====== Extracted records

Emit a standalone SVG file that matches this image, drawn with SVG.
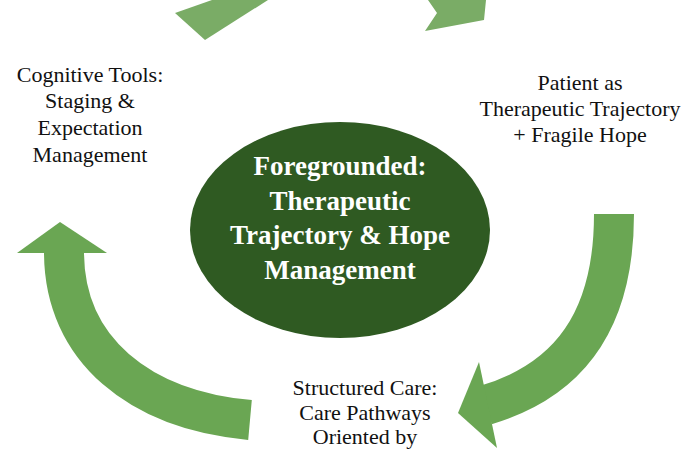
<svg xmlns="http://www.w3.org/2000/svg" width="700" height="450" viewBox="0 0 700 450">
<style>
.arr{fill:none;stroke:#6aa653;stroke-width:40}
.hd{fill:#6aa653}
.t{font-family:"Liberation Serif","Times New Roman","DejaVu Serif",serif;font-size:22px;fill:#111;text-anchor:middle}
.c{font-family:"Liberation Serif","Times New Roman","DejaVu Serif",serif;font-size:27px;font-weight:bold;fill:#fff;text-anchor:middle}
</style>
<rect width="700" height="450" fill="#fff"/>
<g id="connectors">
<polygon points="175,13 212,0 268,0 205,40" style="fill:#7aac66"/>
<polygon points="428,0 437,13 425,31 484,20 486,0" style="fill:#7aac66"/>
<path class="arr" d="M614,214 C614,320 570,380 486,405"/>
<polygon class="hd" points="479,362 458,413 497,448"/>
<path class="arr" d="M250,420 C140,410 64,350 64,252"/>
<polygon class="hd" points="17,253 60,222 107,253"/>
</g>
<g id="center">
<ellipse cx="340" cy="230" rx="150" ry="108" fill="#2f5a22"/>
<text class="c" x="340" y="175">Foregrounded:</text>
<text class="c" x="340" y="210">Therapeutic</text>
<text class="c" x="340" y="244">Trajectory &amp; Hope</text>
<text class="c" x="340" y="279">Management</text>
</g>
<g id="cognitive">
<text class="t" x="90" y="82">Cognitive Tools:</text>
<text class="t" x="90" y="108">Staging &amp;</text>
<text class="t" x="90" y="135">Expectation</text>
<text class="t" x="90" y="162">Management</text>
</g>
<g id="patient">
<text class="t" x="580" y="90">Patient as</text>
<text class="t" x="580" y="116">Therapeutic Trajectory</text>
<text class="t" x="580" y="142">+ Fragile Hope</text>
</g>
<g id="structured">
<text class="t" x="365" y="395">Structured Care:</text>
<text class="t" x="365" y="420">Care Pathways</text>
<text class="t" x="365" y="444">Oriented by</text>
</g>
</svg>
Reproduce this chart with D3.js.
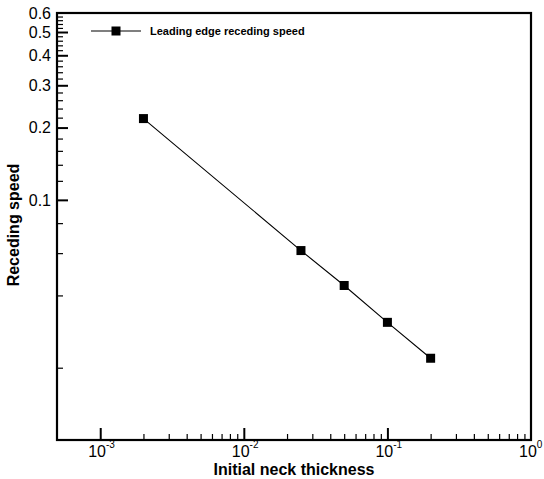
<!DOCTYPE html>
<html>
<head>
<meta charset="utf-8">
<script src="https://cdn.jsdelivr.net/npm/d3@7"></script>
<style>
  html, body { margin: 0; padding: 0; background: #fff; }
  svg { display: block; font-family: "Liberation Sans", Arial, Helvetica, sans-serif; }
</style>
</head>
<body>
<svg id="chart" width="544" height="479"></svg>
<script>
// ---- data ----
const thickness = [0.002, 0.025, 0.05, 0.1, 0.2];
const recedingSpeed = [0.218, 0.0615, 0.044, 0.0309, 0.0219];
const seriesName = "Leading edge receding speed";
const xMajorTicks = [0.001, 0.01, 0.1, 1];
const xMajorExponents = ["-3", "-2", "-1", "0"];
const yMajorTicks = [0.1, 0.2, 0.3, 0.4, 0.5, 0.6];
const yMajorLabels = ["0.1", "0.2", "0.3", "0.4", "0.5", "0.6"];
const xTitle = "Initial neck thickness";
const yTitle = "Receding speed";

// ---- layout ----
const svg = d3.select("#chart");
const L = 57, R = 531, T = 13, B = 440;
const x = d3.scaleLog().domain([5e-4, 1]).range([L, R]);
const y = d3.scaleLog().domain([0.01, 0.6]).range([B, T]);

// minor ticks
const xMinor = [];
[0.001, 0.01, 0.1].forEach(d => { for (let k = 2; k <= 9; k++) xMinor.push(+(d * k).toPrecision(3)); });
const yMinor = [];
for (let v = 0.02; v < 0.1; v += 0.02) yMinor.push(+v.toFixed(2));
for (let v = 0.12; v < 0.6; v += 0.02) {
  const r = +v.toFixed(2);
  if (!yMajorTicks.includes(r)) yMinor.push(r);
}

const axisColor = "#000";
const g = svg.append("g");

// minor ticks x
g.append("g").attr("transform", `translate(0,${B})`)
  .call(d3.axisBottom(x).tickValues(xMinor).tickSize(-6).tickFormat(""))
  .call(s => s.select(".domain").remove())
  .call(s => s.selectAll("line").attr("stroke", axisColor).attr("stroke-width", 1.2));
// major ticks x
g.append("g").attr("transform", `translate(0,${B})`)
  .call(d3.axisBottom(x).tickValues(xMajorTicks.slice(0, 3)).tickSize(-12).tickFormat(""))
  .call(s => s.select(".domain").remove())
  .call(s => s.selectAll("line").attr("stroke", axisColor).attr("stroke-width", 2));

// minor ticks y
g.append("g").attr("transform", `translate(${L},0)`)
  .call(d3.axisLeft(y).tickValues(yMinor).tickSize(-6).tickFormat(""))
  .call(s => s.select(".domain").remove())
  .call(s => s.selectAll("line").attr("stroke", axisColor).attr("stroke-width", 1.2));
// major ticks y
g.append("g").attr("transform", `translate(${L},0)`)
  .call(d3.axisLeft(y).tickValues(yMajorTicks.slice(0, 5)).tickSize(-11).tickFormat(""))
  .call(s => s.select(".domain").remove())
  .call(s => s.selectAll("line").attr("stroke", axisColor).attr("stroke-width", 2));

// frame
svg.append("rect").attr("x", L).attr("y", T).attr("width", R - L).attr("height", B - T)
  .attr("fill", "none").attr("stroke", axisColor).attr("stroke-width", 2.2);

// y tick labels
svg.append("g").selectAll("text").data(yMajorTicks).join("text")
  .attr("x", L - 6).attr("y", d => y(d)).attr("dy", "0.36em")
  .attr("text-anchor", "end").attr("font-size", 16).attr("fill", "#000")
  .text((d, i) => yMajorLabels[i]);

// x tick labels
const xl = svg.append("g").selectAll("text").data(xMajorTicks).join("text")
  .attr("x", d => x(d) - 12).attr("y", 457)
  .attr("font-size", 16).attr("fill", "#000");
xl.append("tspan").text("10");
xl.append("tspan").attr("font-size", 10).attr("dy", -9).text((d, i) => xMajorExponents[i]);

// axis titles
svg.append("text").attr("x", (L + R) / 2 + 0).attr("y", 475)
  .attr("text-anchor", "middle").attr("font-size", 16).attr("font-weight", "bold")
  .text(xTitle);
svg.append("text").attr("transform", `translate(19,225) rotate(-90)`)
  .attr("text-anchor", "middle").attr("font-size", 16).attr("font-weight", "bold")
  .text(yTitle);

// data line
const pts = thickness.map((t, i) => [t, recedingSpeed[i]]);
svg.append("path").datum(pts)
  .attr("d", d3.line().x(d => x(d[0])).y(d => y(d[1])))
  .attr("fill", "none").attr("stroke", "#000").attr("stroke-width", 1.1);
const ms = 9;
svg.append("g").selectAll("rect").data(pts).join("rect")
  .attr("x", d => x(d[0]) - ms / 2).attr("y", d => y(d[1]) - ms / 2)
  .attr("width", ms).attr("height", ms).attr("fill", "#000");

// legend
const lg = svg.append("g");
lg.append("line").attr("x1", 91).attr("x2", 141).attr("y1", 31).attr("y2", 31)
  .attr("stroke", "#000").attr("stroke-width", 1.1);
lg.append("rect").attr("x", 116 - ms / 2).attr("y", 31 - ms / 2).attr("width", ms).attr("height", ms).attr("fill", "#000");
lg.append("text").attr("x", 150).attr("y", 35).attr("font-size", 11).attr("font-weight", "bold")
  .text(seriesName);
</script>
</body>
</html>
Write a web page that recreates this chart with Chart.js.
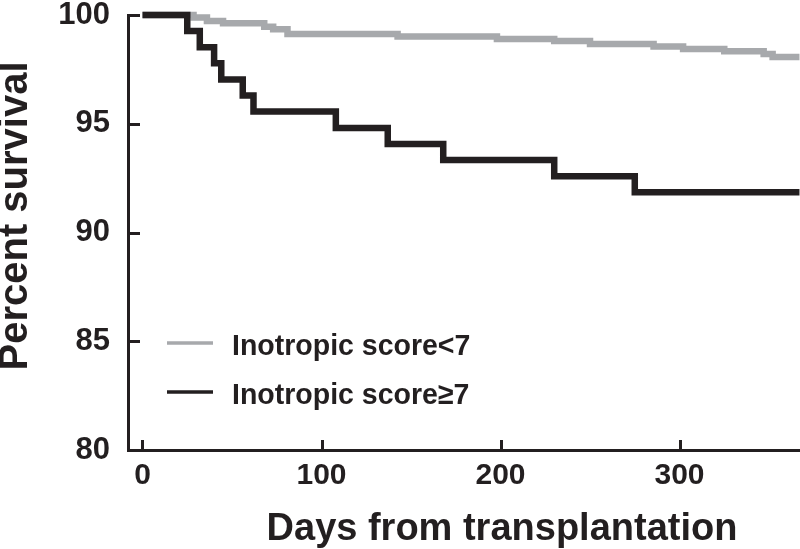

============

▸ Short exercise
Leave every image out, and retype the material exactly.

▸ The answer
Emit a standalone SVG file that matches this image, drawn with SVG.
<svg xmlns="http://www.w3.org/2000/svg" width="700" height="450" viewBox="0 0 700 450">
<style>
.arr{fill:none;stroke:#6aa653;stroke-width:40}
.hd{fill:#6aa653}
.t{font-family:"Liberation Serif","Times New Roman","DejaVu Serif",serif;font-size:22px;fill:#111;text-anchor:middle}
.c{font-family:"Liberation Serif","Times New Roman","DejaVu Serif",serif;font-size:27px;font-weight:bold;fill:#fff;text-anchor:middle}
</style>
<rect width="700" height="450" fill="#fff"/>
<g id="connectors">
<polygon points="175,13 212,0 268,0 205,40" style="fill:#7aac66"/>
<polygon points="428,0 437,13 425,31 484,20 486,0" style="fill:#7aac66"/>
<path class="arr" d="M614,214 C614,320 570,380 486,405"/>
<polygon class="hd" points="479,362 458,413 497,448"/>
<path class="arr" d="M250,420 C140,410 64,350 64,252"/>
<polygon class="hd" points="17,253 60,222 107,253"/>
</g>
<g id="center">
<ellipse cx="340" cy="230" rx="150" ry="108" fill="#2f5a22"/>
<text class="c" x="340" y="175">Foregrounded:</text>
<text class="c" x="340" y="210">Therapeutic</text>
<text class="c" x="340" y="244">Trajectory &amp; Hope</text>
<text class="c" x="340" y="279">Management</text>
</g>
<g id="cognitive">
<text class="t" x="90" y="82">Cognitive Tools:</text>
<text class="t" x="90" y="108">Staging &amp;</text>
<text class="t" x="90" y="135">Expectation</text>
<text class="t" x="90" y="162">Management</text>
</g>
<g id="patient">
<text class="t" x="580" y="90">Patient as</text>
<text class="t" x="580" y="116">Therapeutic Trajectory</text>
<text class="t" x="580" y="142">+ Fragile Hope</text>
</g>
<g id="structured">
<text class="t" x="365" y="395">Structured Care:</text>
<text class="t" x="365" y="420">Care Pathways</text>
<text class="t" x="365" y="444">Oriented by</text>
</g>
</svg>
Reproduce this chart with D3.js.
<!DOCTYPE html>
<html>
<head>
<meta charset="utf-8">
<script src="https://cdn.jsdelivr.net/npm/d3@7"></script>
<style>
  html, body { margin: 0; padding: 0; background: #fff; }
  svg { display: block; font-family: "Liberation Sans", Arial, Helvetica, sans-serif; }
</style>
</head>
<body>
<svg id="chart" width="544" height="479"></svg>
<script>
// ---- data ----
const thickness = [0.002, 0.025, 0.05, 0.1, 0.2];
const recedingSpeed = [0.218, 0.0615, 0.044, 0.0309, 0.0219];
const seriesName = "Leading edge receding speed";
const xMajorTicks = [0.001, 0.01, 0.1, 1];
const xMajorExponents = ["-3", "-2", "-1", "0"];
const yMajorTicks = [0.1, 0.2, 0.3, 0.4, 0.5, 0.6];
const yMajorLabels = ["0.1", "0.2", "0.3", "0.4", "0.5", "0.6"];
const xTitle = "Initial neck thickness";
const yTitle = "Receding speed";

// ---- layout ----
const svg = d3.select("#chart");
const L = 57, R = 531, T = 13, B = 440;
const x = d3.scaleLog().domain([5e-4, 1]).range([L, R]);
const y = d3.scaleLog().domain([0.01, 0.6]).range([B, T]);

// minor ticks
const xMinor = [];
[0.001, 0.01, 0.1].forEach(d => { for (let k = 2; k <= 9; k++) xMinor.push(+(d * k).toPrecision(3)); });
const yMinor = [];
for (let v = 0.02; v < 0.1; v += 0.02) yMinor.push(+v.toFixed(2));
for (let v = 0.12; v < 0.6; v += 0.02) {
  const r = +v.toFixed(2);
  if (!yMajorTicks.includes(r)) yMinor.push(r);
}

const axisColor = "#000";
const g = svg.append("g");

// minor ticks x
g.append("g").attr("transform", `translate(0,${B})`)
  .call(d3.axisBottom(x).tickValues(xMinor).tickSize(-6).tickFormat(""))
  .call(s => s.select(".domain").remove())
  .call(s => s.selectAll("line").attr("stroke", axisColor).attr("stroke-width", 1.2));
// major ticks x
g.append("g").attr("transform", `translate(0,${B})`)
  .call(d3.axisBottom(x).tickValues(xMajorTicks.slice(0, 3)).tickSize(-12).tickFormat(""))
  .call(s => s.select(".domain").remove())
  .call(s => s.selectAll("line").attr("stroke", axisColor).attr("stroke-width", 2));

// minor ticks y
g.append("g").attr("transform", `translate(${L},0)`)
  .call(d3.axisLeft(y).tickValues(yMinor).tickSize(-6).tickFormat(""))
  .call(s => s.select(".domain").remove())
  .call(s => s.selectAll("line").attr("stroke", axisColor).attr("stroke-width", 1.2));
// major ticks y
g.append("g").attr("transform", `translate(${L},0)`)
  .call(d3.axisLeft(y).tickValues(yMajorTicks.slice(0, 5)).tickSize(-11).tickFormat(""))
  .call(s => s.select(".domain").remove())
  .call(s => s.selectAll("line").attr("stroke", axisColor).attr("stroke-width", 2));

// frame
svg.append("rect").attr("x", L).attr("y", T).attr("width", R - L).attr("height", B - T)
  .attr("fill", "none").attr("stroke", axisColor).attr("stroke-width", 2.2);

// y tick labels
svg.append("g").selectAll("text").data(yMajorTicks).join("text")
  .attr("x", L - 6).attr("y", d => y(d)).attr("dy", "0.36em")
  .attr("text-anchor", "end").attr("font-size", 16).attr("fill", "#000")
  .text((d, i) => yMajorLabels[i]);

// x tick labels
const xl = svg.append("g").selectAll("text").data(xMajorTicks).join("text")
  .attr("x", d => x(d) - 12).attr("y", 457)
  .attr("font-size", 16).attr("fill", "#000");
xl.append("tspan").text("10");
xl.append("tspan").attr("font-size", 10).attr("dy", -9).text((d, i) => xMajorExponents[i]);

// axis titles
svg.append("text").attr("x", (L + R) / 2 + 0).attr("y", 475)
  .attr("text-anchor", "middle").attr("font-size", 16).attr("font-weight", "bold")
  .text(xTitle);
svg.append("text").attr("transform", `translate(19,225) rotate(-90)`)
  .attr("text-anchor", "middle").attr("font-size", 16).attr("font-weight", "bold")
  .text(yTitle);

// data line
const pts = thickness.map((t, i) => [t, recedingSpeed[i]]);
svg.append("path").datum(pts)
  .attr("d", d3.line().x(d => x(d[0])).y(d => y(d[1])))
  .attr("fill", "none").attr("stroke", "#000").attr("stroke-width", 1.1);
const ms = 9;
svg.append("g").selectAll("rect").data(pts).join("rect")
  .attr("x", d => x(d[0]) - ms / 2).attr("y", d => y(d[1]) - ms / 2)
  .attr("width", ms).attr("height", ms).attr("fill", "#000");

// legend
const lg = svg.append("g");
lg.append("line").attr("x1", 91).attr("x2", 141).attr("y1", 31).attr("y2", 31)
  .attr("stroke", "#000").attr("stroke-width", 1.1);
lg.append("rect").attr("x", 116 - ms / 2).attr("y", 31 - ms / 2).attr("width", ms).attr("height", ms).attr("fill", "#000");
lg.append("text").attr("x", 150).attr("y", 35).attr("font-size", 11).attr("font-weight", "bold")
  .text(seriesName);
</script>
</body>
</html>
Write a web page that recreates this chart with Chart.js.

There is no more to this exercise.